Но это событие не могли правильно оценить также многие люди, казалось, дружественно настроенные в отношении СССР.
Помню, в это время через Берлин в Китай проезжала американская писательница Анна Луиза Стронг. Она пожелала встретиться со мной. Прогуливаясь в Тиргартене по песчаным дорожкам Площадки роз, мы горячо спорили с ней. Она старалась убедить меня в том, что Советский Союз, идя на сближение с Германией, делает непростительную ошибку, особенно если учесть то, подчеркивала она, что США готовы на сотрудничество с Советским Союзом и окажут ему помощь в борьбе против Гитлера.

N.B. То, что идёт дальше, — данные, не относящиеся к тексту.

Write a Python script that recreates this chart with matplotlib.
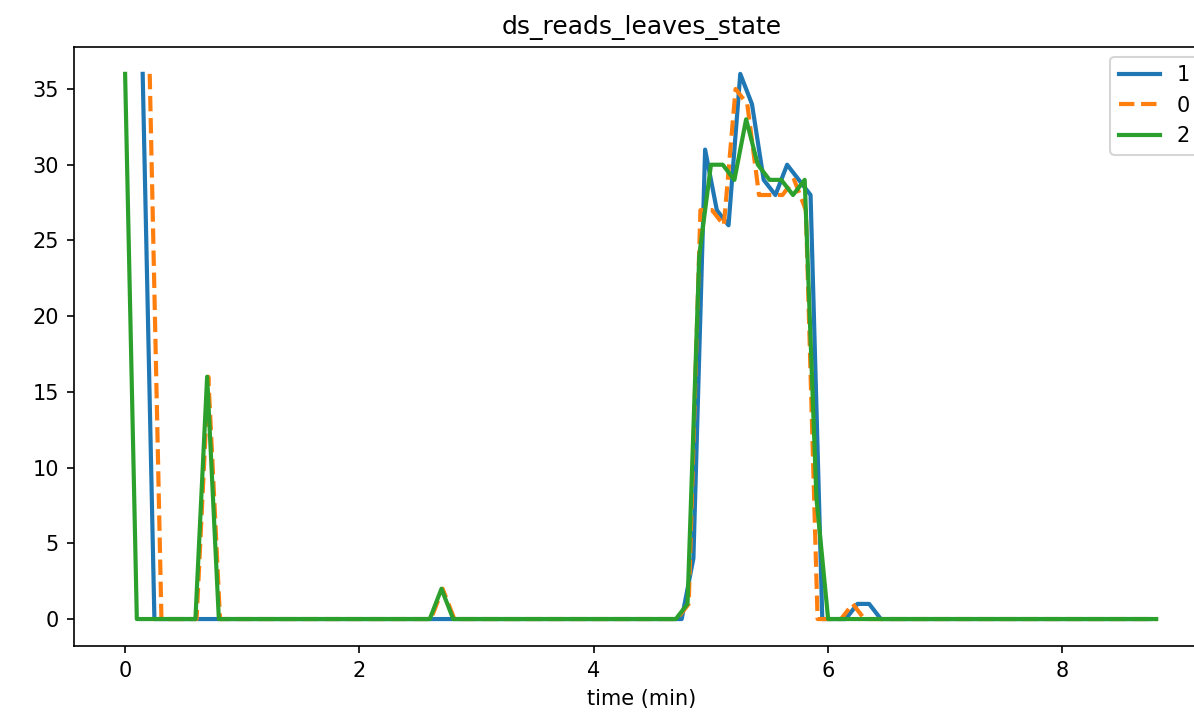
import numpy as np
import matplotlib
matplotlib.use("Agg")
import matplotlib.pyplot as plt

title = "ds_reads_leaves_state"
xlabel = "time (min)"
series_names = ["1", "0", "2"]

# sampling: start time (min) and step (min) of each series
start_1, start_0, start_2 = 0.15, 0.21, 0.0
step = 0.1

values_1 = [36, 0, 0, 0, 0, 0, 0, 0, 0, 0,
            0, 0, 0, 0, 0, 0, 0, 0, 0, 0,
            0, 0, 0, 0, 0, 0, 0, 0, 0, 0,
            0, 0, 0, 0, 0, 0, 0, 0, 0, 0,
            0, 0, 0, 0, 0, 0, 0, 4, 31, 27,
            26, 36, 34, 29, 28, 30, 29, 28, 0, 0,
            0, 1, 1, 0, 0, 0, 0, 0, 0, 0,
            0, 0, 0, 0, 0, 0, 0, 0, 0, 0,
            0, 0, 0, 0, 0, 0, 0]

values_0 = [36, 0, 0, 0, 0, 16, 0, 0, 0, 0,
            0, 0, 0, 0, 0, 0, 0, 0, 0, 0,
            0, 0, 0, 0, 0, 2, 0, 0, 0, 0,
            0, 0, 0, 0, 0, 0, 0, 0, 0, 0,
            0, 0, 0, 0, 0, 0, 1, 27, 27, 26,
            35, 34, 28, 28, 28, 29, 27, 0, 0, 0,
            1, 0, 0, 0, 0, 0, 0, 0, 0, 0,
            0, 0, 0, 0, 0, 0, 0, 0, 0, 0,
            0, 0, 0, 0, 0, 0, 0]

values_2 = [36, 0, 0, 0, 0, 0, 0, 16, 0, 0,
            0, 0, 0, 0, 0, 0, 0, 0, 0, 0,
            0, 0, 0, 0, 0, 0, 0, 2, 0, 0,
            0, 0, 0, 0, 0, 0, 0, 0, 0, 0,
            0, 0, 0, 0, 0, 0, 0, 0, 1, 24,
            30, 30, 29, 33, 30, 29, 29, 28, 29, 8,
            0, 0, 0, 0, 0, 0, 0, 0, 0, 0,
            0, 0, 0, 0, 0, 0, 0, 0, 0, 0,
            0, 0, 0, 0, 0, 0, 0, 0, 0]

t_1 = start_1 + step * np.arange(len(values_1))
t_0 = start_0 + step * np.arange(len(values_0))
t_2 = start_2 + step * np.arange(len(values_2))

W, H, DPI = 1194, 719, 150
fig = plt.figure(figsize=(W / DPI, H / DPI), dpi=DPI)
ax = fig.add_axes([73.5 / W, 1 - 646.3 / H, (1209 - 73.5) / W, (646.3 - 46.6) / H])

ax.plot(t_1, values_1, color="#1f77b4", lw=2, label=series_names[0])
ax.plot(t_0, values_0, color="#ff7f0e", lw=2, ls="--", label=series_names[1])
ax.plot(t_2, values_2, color="#2ca02c", lw=2, label=series_names[2])

ax.set_title(title)
ax.set_xlabel(xlabel)
ax.legend(loc="upper right")

fig.savefig("out.png", dpi=DPI)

Из ее высказываний логически напрашивался вывод о том, что Советский Союз должен ожидать в одиночестве, когда на него нападет гитлеровская Германия, а потом выпрашивать помощь у США. Она очень красочно описывала мне растущие антигитлеровские настроения в США и сожалела, что шаг СССР в сторону Германии может погубить все это.
Я был удивлен тем, что американская писательница не могла понять хитро задуманных планов англо-американского империализма — столкнуть лбами СССР и Германию, а когда они будут истощены в войне — воспользоваться этим и укрепить свое могущество.
Передо мной с каждым днем все ярче вырисовывалось значение предпринятых Советским правительством шагов в области внешней политики, что, как было видно, застало врасплох англичан и американцев и опрокидывало все их антисоветские планы.
Английские и американские дипломаты все еще старались всеми средствами повлиять на политику Советского Союза, предотвратить его сближение с Германией. Подсылаемые ими к нам журналисты и агенты старались доказать, что «дружба» с Германией нанесет Советскому Союзу большой экономический ущерб, так как Америка уменьшит торговлю с СССР. Литовский журналист в моем рабочем кабинете прочитал мне целую лекцию о невыгодности для СССР торговли с Германией. На следующий день я получил приглашение на обед к литовскому посланнику Шкирпе.
6
В конце июля в журналистских кругах стало известно, что Геринг направил в Лондон своего экономического советника Вольтата для участия в конференции по китобойному промыслу с поручением провести зондаж относительно английского курса политики.